What happened?
OpenAI released GPT-5.3-Codex just minutes after Anthropic dropped Opus 4.6 — neither company willing to cede the spotlight. Both releases represent significant technical leaps, but in different directions.
Key comparisons
- Context window — Anthropic jumped from 200K to 1M tokens. More importantly, Opus 4.6 scored 76% on the MRCR benchmark (8-needle retrieval accuracy) at 1M context, more than doubling the previous best of 32.6%. For reference, Gemini 3 drops to ~25% accuracy at 1M tokens. OpenAI kept GPT-5.3-Codex at 400K tokens.
- Terminal Bench v2 — GPT-5.3-Codex scored 75–77% on isolated Docker environment tasks (building repos, setting up servers, training LLMs), up from 64% on GPT-5.2. Opus 4.6 scored notably lower on this benchmark.
- Speed — OpenAI claims a 25% inference speed increase for Codex, addressing a major complaint vs Opus.
- Pricing — GPT-5.3-Codex: $1.75/M input, $14/M output. Opus 4.6: $5/M input, $25/M output. Opus is also reportedly very token-hungry, meaning the $20 Anthropic plan may not stretch as far given the 5-hour credit refresh window.
- Iteration speed — Anthropic ships Opus updates every 2–3 months. OpenAI has narrowed from 4 months down to 1–2 months between releases. Monthly or biweekly model drops could be the norm soon.
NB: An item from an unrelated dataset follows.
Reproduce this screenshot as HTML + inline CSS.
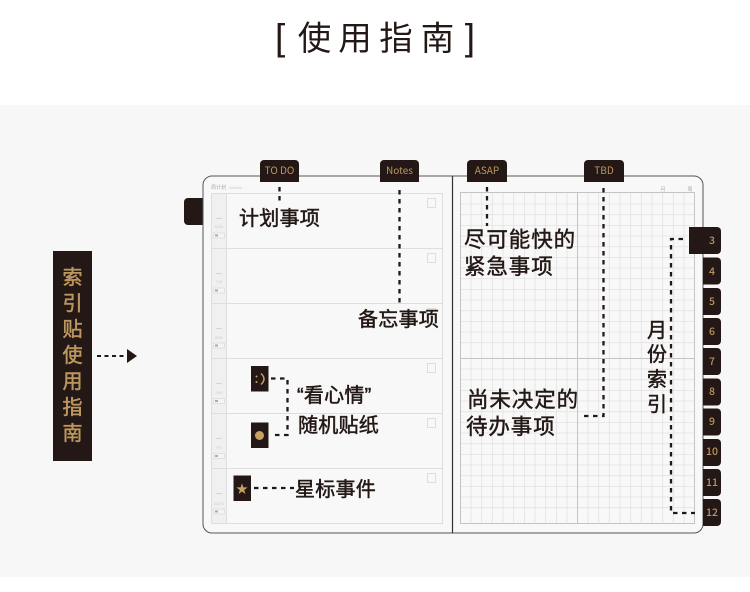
<!DOCTYPE html>
<html><head><meta charset="utf-8">
<style>
html,body{margin:0;padding:0;background:#fff}
svg{display:block}
text{font-family:"Liberation Sans","Noto Sans CJK SC",sans-serif}
.lb{font-size:20px;fill:#231815;stroke:#231815;stroke-width:.5px;letter-spacing:.25px}
.lg{font-size:21.5px;fill:#231815;stroke:#231815;stroke-width:.45px;letter-spacing:.9px}
.tab{font-family:"Noto Sans CJK SC",sans-serif;font-size:10px;fill:#bd9760;text-anchor:middle}
.mn{font-family:"Noto Sans CJK SC",sans-serif;font-size:10.5px;fill:#bd9760;text-anchor:middle;font-weight:500}
.d{fill:none;stroke:#231815;stroke-width:2.3;stroke-dasharray:4.5 4.5}
.v{font-size:20px;fill:#bd9760;stroke:#bd9760;stroke-width:.5px;text-anchor:middle}
.t{font-size:33.500px;fill:#231815;text-anchor:middle}
.s{fill:#231815}
</style></head><body>
<svg width="750" height="592" viewBox="0 0 750 592" xmlns="http://www.w3.org/2000/svg">
<rect width="750" height="592" fill="#fff"/>
<rect y="105" width="750" height="472" fill="#f7f7f7"/>
<text x="275" y="50" font-size="37" fill="#231815">[</text>
<text class="t" x="314.500" y="50">使</text>
<text class="t" x="355" y="50">用</text>
<text class="t" x="396" y="50">指</text>
<text class="t" x="437.500" y="50">南</text>
<text x="475" y="50" font-size="37" fill="#231815" text-anchor="end">]</text>

<!-- left guide -->
<rect x="53" y="251" width="39" height="210" class="s"/>
<text class="v" x="72.500" y="284">索</text><text class="v" x="72.500" y="310">引</text><text class="v" x="72.500" y="336">贴</text><text class="v" x="72.500" y="362">使</text><text class="v" x="72.500" y="388">用</text><text class="v" x="72.500" y="414">指</text><text class="v" x="72.500" y="440">南</text>
<path d="M97 356H127" fill="none" stroke="#231815" stroke-width="2" stroke-dasharray="4 3.500"/>
<path d="M127 349L137 356L127 363Z" class="s"/>

<!-- left tab -->
<path d="M203 198H188a4 4 0 0 0-4 4V221a4 4 0 0 0 4 4H203Z" class="s"/>
<!-- notebook -->
<rect x="203" y="176" width="500" height="357" rx="9" fill="#f8f8f8" stroke="#555" stroke-width="1"/>
<path d="M452.500 176V533" stroke="#333" stroke-width="1.200"/>

<!-- left page -->
<text x="211" y="189" font-size="5" fill="#aaa">周计划</text>
<text x="229" y="189" font-size="4" fill="#ccc">Weekly</text>
<rect x="212" y="193" width="14" height="330" fill="#f0f0f0"/>
<g fill="none" stroke="#dedede" stroke-width="1">
<rect x="211.500" y="193.500" width="231" height="330"/>
<path d="M226.500 193V523M211 248.500H443M211 303.500H443M211 358.500H443M211 413.500H443M211 468.500H443"/>
<rect x="427.500" y="198.500" width="8" height="9"/><rect x="427.500" y="253.500" width="8" height="9"/><rect x="427.500" y="308.500" width="8" height="9"/><rect x="427.500" y="363.500" width="8" height="9"/><rect x="427.500" y="418.500" width="8" height="9"/><rect x="427.500" y="473.500" width="8" height="9"/>
</g>
<g fill="#f4f4f4" stroke="#d4d4d4" stroke-width=".6">
<rect x="213.500" y="233" width="11" height="5"/><rect x="213.500" y="288" width="11" height="5"/><rect x="213.500" y="343" width="11" height="5"/><rect x="213.500" y="398.500" width="11" height="5"/><rect x="213.500" y="453.500" width="11" height="5"/><rect x="213.500" y="509" width="11" height="5"/>
</g>
<g fill="#aaa">
<rect x="215" y="234.500" width="3" height="2"/><rect x="215" y="289.500" width="3" height="2"/><rect x="215" y="344.500" width="3" height="2"/><rect x="215" y="400" width="3" height="2"/><rect x="215" y="455" width="3" height="2"/><rect x="215" y="510.500" width="3" height="2"/>
</g>
<g stroke="#ccc" stroke-width=".7">
<path d="M216 218.500H222M216 273.500H222M216 328.500H222M216 383.500H222M216 438.500H222M216 493.500H222"/>
</g>
<g font-size="3.500" fill="#ccc" text-anchor="middle">
<text x="219" y="228">MON</text><text x="219" y="283">TUE</text><text x="219" y="339">WED</text><text x="219" y="394">THU</text><text x="219" y="449">FRI</text><text x="219" y="505">SAT/S</text>
</g>

<!-- right page grid -->
<g stroke="#e2e2e2" stroke-width=".8" fill="none">
<path d="M471 193V523M481.700 193V523M492.300 193V523M503 193V523M513.700 193V523M524.400 193V523M535 193V523M545.700 193V523M556.400 193V523M567 193V523M588 193V523M598.700 193V523M609.300 193V523M620 193V523M630.700 193V523M641.300 193V523M652 193V523M662.700 193V523M673.300 193V523M684 193V523"/>
<path d="M460 204H694M460 214.700H694M460 225.400H694M460 236H694M460 246.700H694M460 257.400H694M460 268H694M460 278.700H694M460 289.400H694M460 300H694M460 310.700H694M460 321.400H694M460 332H694M460 342.700H694M460 369H694M460 379.700H694M460 390.400H694M460 401H694M460 411.700H694M460 422.400H694M460 433H694M460 443.700H694M460 454.400H694M460 465H694M460 475.700H694M460 486.400H694M460 497H694M460 507.700H694"/>
</g>
<g stroke="#c4c4c4" stroke-width="1" fill="none">
<rect x="460.500" y="192.500" width="234" height="331"/>
<path d="M577.500 193V523M460 358.500H694"/>
</g>
<text x="663" y="191" font-size="5" fill="#aaa" text-anchor="middle">月</text>
<text x="690" y="191" font-size="5" fill="#aaa" text-anchor="middle">周</text>

<!-- top tabs -->
<path d="M260 182V164a4 4 0 0 1 4-4H295a4 4 0 0 1 4 4V182Z" class="s"/>
<path d="M380 182V164a4 4 0 0 1 4-4H415a4 4 0 0 1 4 4V182Z" class="s"/>
<path d="M467 182V164a4 4 0 0 1 4-4H503a4 4 0 0 1 4 4V182Z" class="s"/>
<path d="M584 182V164a4 4 0 0 1 4-4H620a4 4 0 0 1 4 4V182Z" class="s"/>
<text class="tab" x="279.500" y="174">TO DO</text>
<text class="tab" x="399.500" y="174">Notes</text>
<text class="tab" x="487" y="174">ASAP</text>
<text class="tab" x="604" y="174">TBD</text>

<!-- month tabs -->
<path d="M689 227H717a4 4 0 0 1 4 4V250a4 4 0 0 1-4 4H689Z" class="s"/>
<path d="M703 257.500H717a4 4 0 0 1 4 4V280.500a4 4 0 0 1-4 4H703Z" class="s"/>
<path d="M703 288H717a4 4 0 0 1 4 4V311a4 4 0 0 1-4 4H703Z" class="s"/>
<path d="M703 318H717a4 4 0 0 1 4 4V341a4 4 0 0 1-4 4H703Z" class="s"/>
<path d="M703 348H717a4 4 0 0 1 4 4V371a4 4 0 0 1-4 4H703Z" class="s"/>
<path d="M703 378.500H717a4 4 0 0 1 4 4V401.500a4 4 0 0 1-4 4H703Z" class="s"/>
<path d="M703 408.500H717a4 4 0 0 1 4 4V431.500a4 4 0 0 1-4 4H703Z" class="s"/>
<path d="M703 439H717a4 4 0 0 1 4 4V462a4 4 0 0 1-4 4H703Z" class="s"/>
<path d="M703 469H717a4 4 0 0 1 4 4V492a4 4 0 0 1-4 4H703Z" class="s"/>
<path d="M703 499H717a4 4 0 0 1 4 4V522a4 4 0 0 1-4 4H703Z" class="s"/>
<text class="mn" x="712" y="244">3</text><text class="mn" x="712" y="275">4</text><text class="mn" x="712" y="305">5</text><text class="mn" x="712" y="335">6</text><text class="mn" x="712" y="365">7</text><text class="mn" x="712" y="395">8</text><text class="mn" x="712" y="425">9</text><text class="mn" x="712" y="455">10</text><text class="mn" x="712" y="486">11</text><text class="mn" x="712" y="516">12</text>

<!-- dashed -->
<path class="d" d="M279.500 187V202"/>
<path class="d" d="M399.500 190V304"/>
<path class="d" d="M487 187V226"/>
<path class="d" d="M603.500 188V416H581"/>
<path class="d" d="M683 239H671V513H695"/>
<path class="d" d="M271 378.500H287.500V435H272"/>
<path class="d" d="M254 488H294"/>

<!-- stickers -->
<rect x="251" y="366" width="17.500" height="25.500" class="s"/>
<rect x="251" y="422.500" width="17.500" height="25.500" class="s"/>
<rect x="233.500" y="475.500" width="17.500" height="25.500" class="s"/>
<circle cx="256.500" cy="376.500" r="1" fill="#c9a063"/><circle cx="256.500" cy="382" r="1" fill="#c9a063"/>
<path d="M261 373.500Q267 379 261 384.500" fill="none" stroke="#c9a063" stroke-width="1.500"/>
<circle cx="259.500" cy="435.500" r="4.500" fill="#c9a063"/>
<text x="242" y="493" font-size="12" fill="#c9a063" text-anchor="middle">★</text>

<!-- labels -->
<text class="lb" x="239" y="225">计划事项</text>
<text class="lb" x="358" y="326">备忘事项</text>
<text class="lb" x="297" y="402">“看心情”</text>
<text class="lb" x="298" y="432">随机贴纸</text>
<text class="lb" x="295" y="496">星标事件</text>
<text class="lg" x="464" y="247">尽可能快的</text>
<text class="lg" x="464" y="274">紧急事项</text>
<text class="lg" x="467" y="407">尚未决定的</text>
<text class="lg" x="466" y="434">待办事项</text>
<text class="lb" x="647" y="337">月</text>
<text class="lb" x="647" y="361">份</text>
<text class="lb" x="647" y="386">索</text>
<text class="lb" x="647" y="411">引</text>
</svg>
</body></html>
- Self-improvement — OpenAI stated GPT-5.3-Codex was used to assist in building itself.
Why this is interesting
The competition is no longer just about raw benchmarks — it's about where each lab is placing its bets. Anthropic is going deep on context fidelity (solving context rot at scale), while OpenAI is optimizing for developer ergonomics (speed, price, terminal navigation). The fact that releases are now timed to within minutes of each other signals how aware these labs are of the zero-sum attention game.